Chloe Angeline Stickney Hall (November 1, 1830 – July 3, 1892) was an American suffragist, abolitionist, and mathematician, and the wife of astronomer Asaph Hall. She did not use her first name and so was known as Angeline Stickney Hall.
Angeline was born to Theophilus Stickney and Electa Cook.
Though poor, Angeline Stickney was able to attend Central College in McGraw, New York with help from her sister Ruth and by teaching at the college. She majored in science and mathematics, doing coursework in calculus and mathematical astronomy. Central College was a progressive school where students of modest means, including women and free African Americans, could earn a college degree. It was here that she became passionate about the causes of women's suffrage and the abolition of slavery.
Angeline Stickney and Asaph Hall met at Central College. Stickney was two years ahead of Hall. She was his instructor in geometry and German. During their days together as teacher and student, Hall and his classmates would devise questions and problems that they were convinced Stickney could not solve, yet she never failed to solve them.

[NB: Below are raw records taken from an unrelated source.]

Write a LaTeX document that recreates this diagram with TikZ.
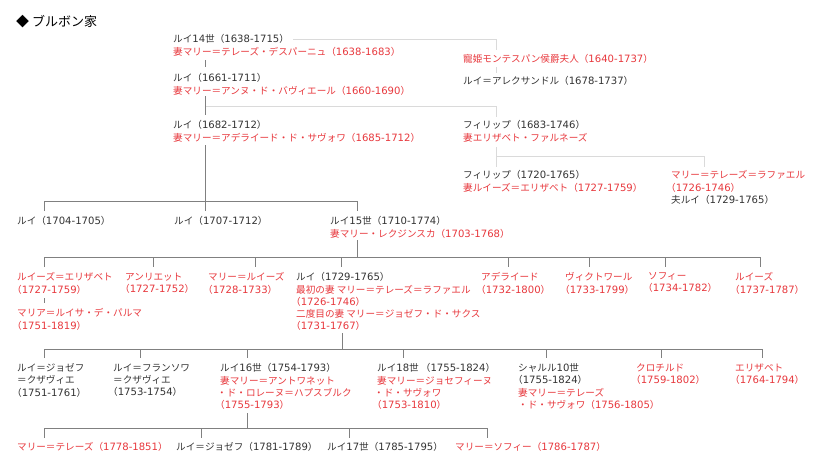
\documentclass[tikz,border=0pt]{standalone}
\usepackage{fontspec}
\setmainfont{Noto Sans CJK JP}
\newfontfamily\dv{DejaVu Sans}[Scale=1.05]
\definecolor{rd}{HTML}{E8383D}
\definecolor{tx}{HTML}{333333}
\definecolor{dkline}{HTML}{808080}
\definecolor{ltline}{HTML}{DADADA}
\newcommand\Y[1]{（{\dv #1}）}
\newcommand\YY[1]{\kern-5pt（{\dv #1}）}
\newcommand\D[1]{{\dv #1}}
\newcommand\R{\color{rd}}
\tikzset{
  person/.style={anchor=north west, inner sep=0pt, align=left,
    font=\fontsize{9.6}{12.2}\selectfont, text=tx},
  redperson/.style={person, text=rd},
  dk/.style={draw=dkline, line width=0.9pt},
  lt/.style={draw=ltline, line width=0.9pt},
}
\begin{document}
\begin{tikzpicture}[x=1pt,y=-1pt]
\fill[white] (0,0) rectangle (820,464);
\useasboundingbox (0,0) rectangle (820,464);

% title
\node[anchor=west, inner sep=0pt, font=\fontsize{13}{15}\selectfont, text=black] (title) at (16,22) {◆ ブルボン家};

% generation 1-3
\node[person] (L14) at (173,34.5) {ルイ\D{14}世\Y{1638-1715}\\ \R 妻マリー＝テレーズ・デスパーニュ\Y{1638-1683}};
\node[redperson] (Mont) at (463,54.5) {寵姫モンテスパン侯爵夫人\Y{1640-1737}};
\node[person] (LA) at (463,76.5) {ルイ＝アレクサンドル\Y{1678-1737}};
\node[person] (L1661) at (173,73.5) {ルイ\Y{1661-1711}\\ \R 妻マリー＝アンヌ・ド・バヴィエール\Y{1660-1690}};
\node[person] (L1682) at (173,120.5) {ルイ\Y{1682-1712}\\ \R 妻マリー＝アデライード・ド・サヴォワ\Y{1685-1712}};
\node[person] (Ph1683) at (463,120.5) {フィリップ\Y{1683-1746}\\ \R 妻エリザベト・ファルネーズ};
\node[person] (Ph1720) at (463,170.5) {フィリップ\Y{1720-1765}\\ \R 妻ルイーズ＝エリザベト\Y{1727-1759}};
\node[person] (MTR) at (671,170.5) {\R マリー＝テレーズ＝ラファエル\\ \R \YY{1726-1746}\\ 夫ルイ\Y{1729-1765}};

% generation 4
\node[person] (L1704) at (17,216.5) {ルイ\Y{1704-1705}};
\node[person] (L1707) at (174,216.5) {ルイ\Y{1707-1712}};
\node[person] (L15) at (330,216.5) {ルイ\D{15}世\Y{1710-1774}\\ \R 妻マリー・レクジンスカ\Y{1703-1768}};

% generation 5
\node[redperson] (LE) at (17,272.5) {ルイーズ＝エリザベト\\ \YY{1727-1759}};
\node[redperson] (MLP) at (17,308.5) {マリア＝ルイサ・デ・パルマ\\ \YY{1751-1819}};
\node[redperson] (Hen) at (125,272.5) {アンリエット\\ \YY{1727-1752}};
\node[redperson] (MLz) at (208,272.5) {マリー＝ルイーズ\\ \YY{1728-1733}};
\node[person] (L1729) at (296,272.5) {ルイ\Y{1729-1765}\\ \R 最初の妻 マリー＝テレーズ＝ラファエル\\ \R \YY{1726-1746}\\ \R 二度目の妻 マリー＝ジョゼフ・ド・サクス\\ \R \YY{1731-1767}};
\node[redperson] (Ade) at (481,272.5) {アデライード\\ \YY{1732-1800}};
\node[redperson] (Vic) at (565,272.5) {ヴィクトワール\\ \YY{1733-1799}};
\node[redperson] (Sof) at (648,272.5) {ソフィー\\ \YY{1734-1782}};
\node[redperson] (Lz) at (735,272.5) {ルイーズ\\ \YY{1737-1787}};

% generation 6
\node[person] (LJX) at (17,363.5) {ルイ＝ジョゼフ\\ ＝クザヴィエ\\ \YY{1751-1761}};
\node[person] (LFX) at (113,363.5) {ルイ＝フランソワ\\ ＝クザヴィエ\\ \YY{1753-1754}};
\node[person] (L16) at (220,363.5) {ルイ\D{16}世\Y{1754-1793}\\ \R 妻マリー＝アントワネット\\ \R \kern-3pt・ド・ロレーヌ＝ハプスブルク\\ \R \YY{1755-1793}};
\node[person] (L18) at (377,363.5) {ルイ\D{18}世 \Y{1755-1824}\\ \R 妻マリー＝ジョセフィーヌ\\ \R \kern-3pt・ド・サヴォワ\\ \R \YY{1753-1810}};
\node[person] (C10) at (518,363.5) {シャルル\D{10}世\\ \YY{1755-1824}\\ \R 妻マリー＝テレーズ\\ \R ・ド・サヴォワ\Y{1756-1805}};
\node[redperson] (Clo) at (636,363.5) {クロチルド\\ \YY{1759-1802}};
\node[redperson] (Eli) at (735,363.5) {エリザベト\\ \YY{1764-1794}};

% generation 7
\node[redperson] (MT) at (17,442.5) {マリー＝テレーズ\Y{1778-1851}};
\node[person] (LJ) at (176,442.5) {ルイ＝ジョゼフ\Y{1781-1789}};
\node[person] (L17) at (327,442.5) {ルイ\D{17}世\Y{1785-1795}};
\node[redperson] (MS) at (455,442.5) {マリー＝ソフィー\Y{1786-1787}};

% junction coordinates
\coordinate (a14) at (293,39);
\coordinate (m1) at (496,50);
\coordinate (m2) at (496,67);
\coordinate (m3) at (496,73);
\coordinate (b1) at (205,60);
\coordinate (b2) at (205,67);
\coordinate (c1) at (205,96);
\coordinate (c2) at (205,115);
\coordinate (c3) at (205,106);
\coordinate (p1) at (496,117);
\coordinate (d1) at (205,145);
\coordinate (d2) at (205,211);
\coordinate (h1) at (44,201);
\coordinate (h2) at (357,201);
\coordinate (f1) at (496,147);
\coordinate (f2) at (496,167);
\coordinate (f3) at (496,156);
\coordinate (f4) at (704,167);
\coordinate (e1) at (357,240);
\coordinate (e2) at (357,257);
\coordinate (g1) at (342,333);
\coordinate (g2) at (342,349);
\coordinate (k1) at (247,413);
\coordinate (k2) at (247,428);

% light connectors
\draw[lt] (a14) -| (m1);
\draw[lt] (m2) -- (m3);
\draw[lt] (c3) -| (p1);
\draw[lt] (f1) -- (f2);
\draw[lt] (f3) -| (f4);

% dark connectors
\draw[dk] (b1) -- (b2);
\draw[dk] (c1) -- (c2);
\draw[dk] (d1) -- (d2);
\draw[dk] (h1 |- 0,211) -- (h1) -- (h2) -- (h2 |- 0,211);

\draw[dk] (e1) -- (e2);
\draw[dk] (44,267) -- (44,257) -- (760,257) -- (760,267);
\foreach \x in {153,255,341,508,589,665} \draw[dk] (\x,257) -- (\x,267);
\draw[dk] (44,298) -- (44,303);

\draw[dk] (g1) -- (g2);
\draw[dk] (44,358) -- (44,349) -- (762,349) -- (762,358);
\foreach \x in {140,247,403,546,661} \draw[dk] (\x,349) -- (\x,358);

\draw[dk] (k1) -- (k2);
\draw[dk] (44,438) -- (44,428) -- (487,428) -- (487,438);
\foreach \x in {201,349} \draw[dk] (\x,428) -- (\x,438);
\end{tikzpicture}
\end{document}
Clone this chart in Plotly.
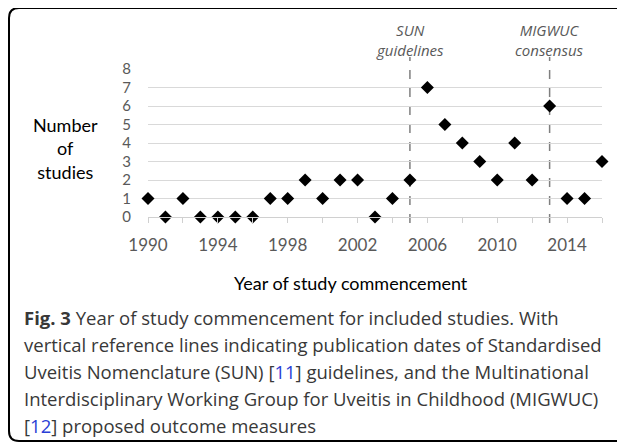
import plotly.graph_objects as go

# ---- data ----
years = list(range(1990, 2017))
studies = [1, 0, 1, 0, 0, 0, 0, 1, 1, 2, 1, 2, 2, 0, 1, 2, 7, 5, 4, 3, 2, 4, 2, 6, 1, 1, 3]
tick_years = list(range(1990, 2017, 2))
tick_labels = ["1990", "", "1994", "", "1998", "", "2002", "", "2006", "", "2010", "", "2014", ""]
y_ticks = list(range(0, 9))
ref_years = [2005, 2013]
ref_labels = ["SUN<br>guidelines", "MIGWUC<br>consensus"]
x_title = "Year of study commencement"
y_title = "Number<br>of<br>studies"
caption_lines = [
    "<b>Fig. 3</b> Year of study commencement for included studies. With",
    "vertical reference lines indicating publication dates of Standardised",
    "Uveitis Nomenclature (SUN) [<span style='color:#2a3fd6'>11</span>] guidelines, and the Multinational",
    "Interdisciplinary Working Group for Uveitis in Childhood (MIGWUC)",
    "[<span style='color:#2a3fd6'>12</span>] proposed outcome measures",
]

# ---- layout geometry (pixels in the final window; page body has an 8px margin) ----
OFF = 8
W, H = 625 - OFF, 442 - OFF
L, R, T, B = 148 - OFF, 602 - OFF, 69 - OFF, 217 - OFF


def px(x):
    return (x - OFF - L) / (R - L)


def py(y):
    return (B - (y - OFF)) / (B - T)


fig = go.Figure()
fig.add_trace(go.Scatter(
    x=years, y=studies, mode="markers",
    marker=dict(symbol="diamond", size=10, color="black"),
    cliponaxis=False, showlegend=False, hoverinfo="x+y",
))

shapes = []
annotations = []
for yr, lab in zip(ref_years, ref_labels):
    shapes.append(dict(type="line", xref="x", yref="paper", x0=yr, x1=yr,
                       y0=py(223), y1=py(57),
                       line=dict(color="#7f7f7f", width=1.5, dash="dash"), layer="below"))
    annotations.append(dict(xref="x", yref="paper", x=yr, y=py(40), text="<i>" + lab + "</i>",
                            showarrow=False, xanchor="center", yanchor="middle",
                            font=dict(family="Open Sans", size=15, color="#595959")))

# frame (rounded rectangle, right side off-image)
fl, ft, fb, fr, rad = 9, 8, 441, 660, 10
path = (f"M {px(fr)},{py(ft)} L {px(fl + rad)},{py(ft)} Q {px(fl)},{py(ft)} {px(fl)},{py(ft + rad)} "
        f"L {px(fl)},{py(fb - rad)} Q {px(fl)},{py(fb)} {px(fl + rad)},{py(fb)} L {px(fr)},{py(fb)}")
shapes.append(dict(type="path", xref="paper", yref="paper", path=path,
                   line=dict(color="black", width=2)))

annotations.append(dict(xref="paper", yref="paper", x=px(351), y=py(283), text=x_title,
                        showarrow=False, xanchor="center", yanchor="middle",
                        font=dict(family="Lato", size=18, color="black")))
annotations.append(dict(xref="paper", yref="paper", x=px(65), y=py(148), text=y_title,
                        showarrow=False, xanchor="center", yanchor="middle",
                        font=dict(family="Lato", size=18, color="black")))

cap_y = [317, 344, 371, 398, 425]
for txt, yy in zip(caption_lines, cap_y):
    annotations.append(dict(xref="paper", yref="paper", x=px(22), y=py(yy), text=txt,
                            showarrow=False, xanchor="left", yanchor="middle",
                            font=dict(family="Open Sans", size=18.5, color="#383838")))

fig.update_layout(
    width=W, height=H,
    margin=dict(l=L, r=W - R, t=T, b=H - B, pad=0),
    paper_bgcolor="white", plot_bgcolor="white",
    shapes=shapes, annotations=annotations,
    xaxis=dict(range=[1990, 2016], tickvals=tick_years, ticktext=tick_labels,
               showgrid=False, zeroline=False, showline=True, linecolor="#d0d0d0", linewidth=1,
               ticks="outside", ticklen=5, tickcolor="#d0d0d0",
               tickfont=dict(family="Lato", size=17, color="#595959"), ticklabelstandoff=8),
    yaxis=dict(range=[0, 8], tickvals=y_ticks, showgrid=True, gridcolor="#d9d9d9", gridwidth=1,
               zeroline=False, showline=False, ticks="",
               tickfont=dict(family="Lato", size=15, color="#595959"), ticklabelstandoff=16),
)

fig.write_html("out.html")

Stickney and Hall married in Elkhorn, Wisconsin on March 31, 1856. Immediately after the wedding, the couple moved to Ann Arbor so that Hall could continue his education. Three months later, they moved to Shalersville, Ohio.

She encouraged him to continue his search for satellites of Mars when he was ready to give up, and he successfully discovered Phobos and Deimos.
The largest crater on Phobos, Stickney crater, is named after her.
Hall home-schooled all four of her children and all attended Harvard University. Her third son, Angelo Hall, a Unitarian minister, wrote her biography. Her oldest son, Asaph Hall, Jr., was born on October 6, 1859 and served as director of the Detroit Observatory from 1892 to 1905. Other sons were named Samuel (second son) and Percival (fourth son); Percival Hall (1872–1953) was the second president of Gallaudet University from 1910 to 1946 (he himself was not deaf).
She died at North Andover, Massachusetts at age 61.